I don't have anyone else to call, my brother isn't really into getting involved, my sister I kind of don't trust and my mom would help but she has no resources (she really got done over in my parents divorce).  I put my mom's address on the storage unit and I am trying to get a PO Box if there is time 1st.

I am worried about the not being able to leave the state and what I will do after the 90 days, I know wouldn't be the right option to stay but being all alone and not knowing anyone within over 15000 miles is very intimidating, I have a social anxiety and I haven't worked in more then 5 years.  I am having a bit of a hard time breathing right now thinking of all this

Seeking

Your situation is so different from mine.  You are alone and wish there were family to turn to.  I had family and friends but most didn't want involved, and my family actually helped my ex try to take my son from me and in many other ways made our life worse than it was being married to my ex.  Being alone would have at least removed the obstacles they enjoyed giving me.  I used to hear them talking on the phone, laughing about it.

I know you are scared, and it isn't going to be easy.  Without the shelter you still have the same things such as food, money, housing to figure out; at least the shelter buys you time - 90 days to save money and get on your feet.  I believe they have other places that work in conjunction with them, and perhaps they also help you find HUD housing.  They'll help you file for separation, at which time there will be a custody hearing.  That's when you can ask to return home.  I'd file for full custody because of the risk of him ending up in prison; your ex won't win custody, maybe partial or visitation at the most, with his abuse and his criminal record.

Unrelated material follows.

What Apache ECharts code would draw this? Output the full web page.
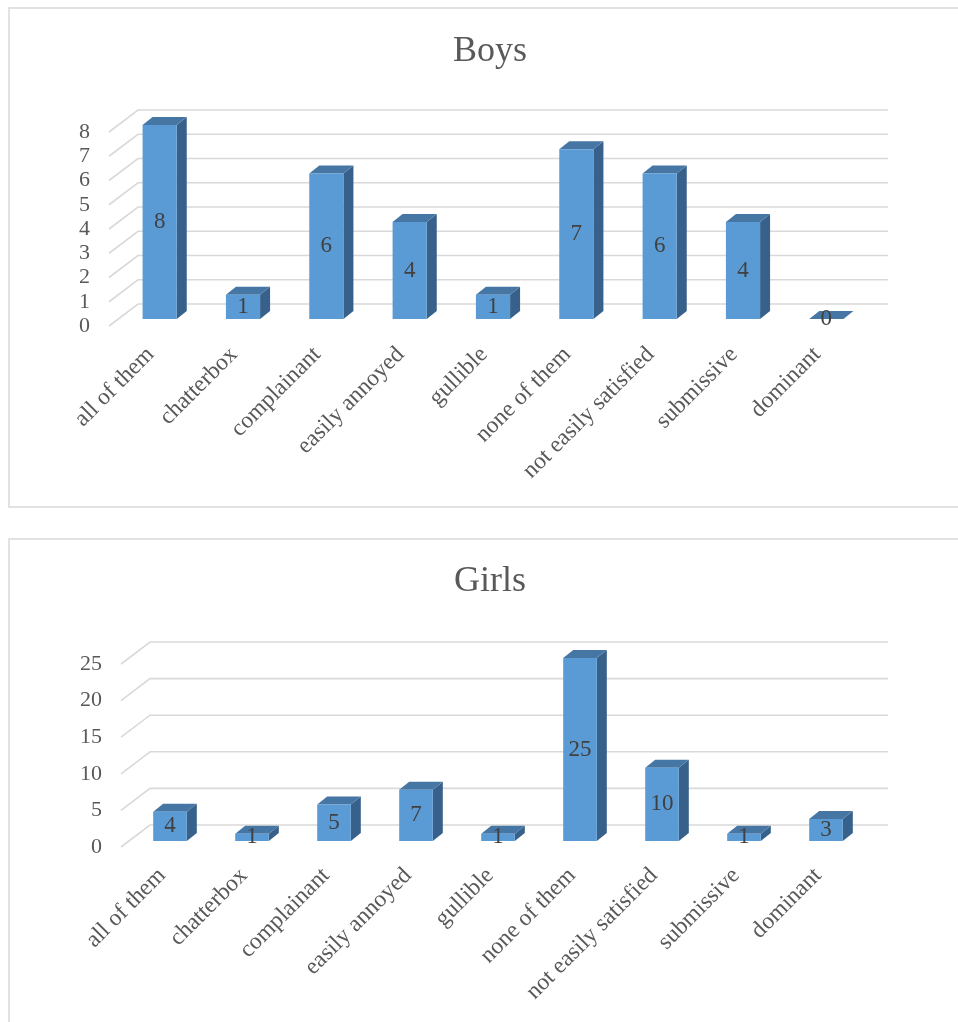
<!DOCTYPE html>
<html>
<head>
<meta charset="utf-8">
<script src="https://cdn.jsdelivr.net/npm/echarts@6/dist/echarts.min.js"></script>
<style>
html,body{margin:0;padding:0;background:#fff;}
#c{width:958px;height:1022px;}
</style>
</head>
<body>
<div id="c"></div>
<script>
const categories = ['all of them','chatterbox','complainant','easily annoyed','gullible','none of them','not easily satisfied','submissive','dominant'];
const boysValues = [8,1,6,4,1,7,6,4,0];
const girlsValues = [4,1,5,7,1,25,10,1,3];
const boysTicks = [0,1,2,3,4,5,6,7,8];
const girlsTicks = [0,5,10,15,20,25];

const FONT = '"Liberation Serif","Times New Roman",serif';
const FRONT = '#5b9bd5', TOPC = '#4676a4', SIDE = '#37618a';
const GRID_C = '#d9d9d9';
const DEPTH_X = 29, DEPTH_Y = -22;

function makeBarRender(ox, oy, dx, dy) {
  return function (params, api) {
    const i = api.value(0), v = api.value(1);
    const base = api.coord([i, 0]);
    const top = api.coord([i, v]);
    const band = api.size([1, 0])[0];
    const w = band * 0.41;
    const x0 = base[0] - w / 2 + ox, x1 = x0 + w;
    const yb = base[1] + oy, yt = top[1] + oy;
    return {
      type: 'group',
      children: [
        {type: 'polygon', shape: {points: [[x1, yt], [x1 + dx, yt + dy], [x1 + dx, yb + dy], [x1, yb]]}, style: {fill: SIDE}},
        {type: 'polygon', shape: {points: [[x0, yt], [x1, yt], [x1 + dx, yt + dy], [x0 + dx, yt + dy]]}, style: {fill: TOPC}},
        {type: 'rect', shape: {x: x0, y: yt, width: w, height: yb - yt}, style: {fill: FRONT}},
        {type: 'text', x: (x0 + x1) / 2, y: (yt + yb) / 2, style: {text: String(v), font: '23px ' + FONT, fill: '#404040', align: 'center', verticalAlign: 'middle'}}
      ]
    };
  };
}

function gridRender(params, api) {
  const v = api.value(1);
  const p = api.coord([0, v]);
  const cs = params.coordSys;
  return {
    type: 'polyline',
    shape: {points: [[cs.x, p[1]], [cs.x + DEPTH_X, p[1] + DEPTH_Y], [cs.x + cs.width + DEPTH_X, p[1] + DEPTH_Y]]},
    style: {stroke: GRID_C, lineWidth: 1.6, fill: null}
  };
}

const chart = echarts.init(document.getElementById('c'), null, {renderer: 'canvas'});

function yAxis(gi, max, interval) {
  return {
    type: 'value', gridIndex: gi, min: 0, max: max, interval: interval,
    axisLine: {show: false}, axisTick: {show: false}, splitLine: {show: false},
    axisLabel: {margin: 19, fontFamily: FONT, fontSize: 22, color: '#595959'}
  };
}
function xAxis(gi) {
  return {
    type: 'category', gridIndex: gi, data: categories,
    axisLine: {show: false}, axisTick: {show: false}, splitLine: {show: false},
    axisLabel: {rotate: 45, margin: 25, interval: 0, fontFamily: FONT, fontSize: 23.5, color: '#595959'}
  };
}

chart.setOption({
  animation: false,
  graphic: [
    {type: 'rect', shape: {x: 9, y: 8, width: 1000, height: 499}, style: {fill: null, stroke: '#d9d9d9', lineWidth: 1.5}, silent: true},
    {type: 'rect', shape: {x: 9, y: 539, width: 1000, height: 600}, style: {fill: null, stroke: '#d9d9d9', lineWidth: 1.5}, silent: true}
  ],
  title: [
    {text: 'Boys', left: 490, top: 34, textAlign: 'center', padding: 0, textStyle: {fontFamily: FONT, fontSize: 36, fontWeight: 'normal', color: '#595959'}},
    {text: 'Girls', left: 490, top: 564, textAlign: 'center', padding: 0, textStyle: {fontFamily: FONT, fontSize: 36, fontWeight: 'normal', color: '#595959'}}
  ],
  grid: [
    {left: 109, right: 99, top: 132, height: 194},
    {left: 121, right: 99, top: 664, height: 183}
  ],
  xAxis: [xAxis(0), xAxis(1)],
  yAxis: [yAxis(0, 8, 1), yAxis(1, 25, 5)],
  series: [
    {type: 'custom', xAxisIndex: 0, yAxisIndex: 0, z: 1, silent: true, renderItem: gridRender,
     data: boysTicks.map(t => [0, t]), encode: {x: 0, y: 1}},
    {type: 'custom', xAxisIndex: 0, yAxisIndex: 0, z: 5, silent: true, renderItem: makeBarRender(9, -7, 10, -8),
     data: boysValues.map((v, i) => [i, v]), encode: {x: 0, y: 1}},
    {type: 'custom', xAxisIndex: 1, yAxisIndex: 1, z: 1, silent: true, renderItem: gridRender,
     data: girlsTicks.map(t => [0, t]), encode: {x: 0, y: 1}},
    {type: 'custom', xAxisIndex: 1, yAxisIndex: 1, z: 5, silent: true, renderItem: makeBarRender(8, -6, 10, -8),
     data: girlsValues.map((v, i) => [i, v]), encode: {x: 0, y: 1}}
  ]
});
</script>
</body>
</html>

The family in NJ doesn't exactly sound like a supportive family other than your mom.  Even though your mother doesn't have resources, can you stay with her?  I mean, otherwise you'd have to pay rent somewhere so if you could stay with your mom that's a big help right there, you're going to have to work and stuff anyway but it would be easier.

I know the hard-time-breathing feeling.  Remember that every day of freedom will make you breathe easier.  At first you'll be very nervous but with each day of NOT having to worry about the next mood swing, the next threat, the fear of what kind of mood he'll come home in... it will let you heal.  Don't be afraid of work - it's like riding a bicycle :)  In fact I think you'll find it rather liberating not to be at his mercy for money.  There might even be programs to help send you back to school if that were something you'd want to do.  Suddenly you will have all kinds of options, and choices, instead of none.  And best of all... no more incidents like this morning with your daughter.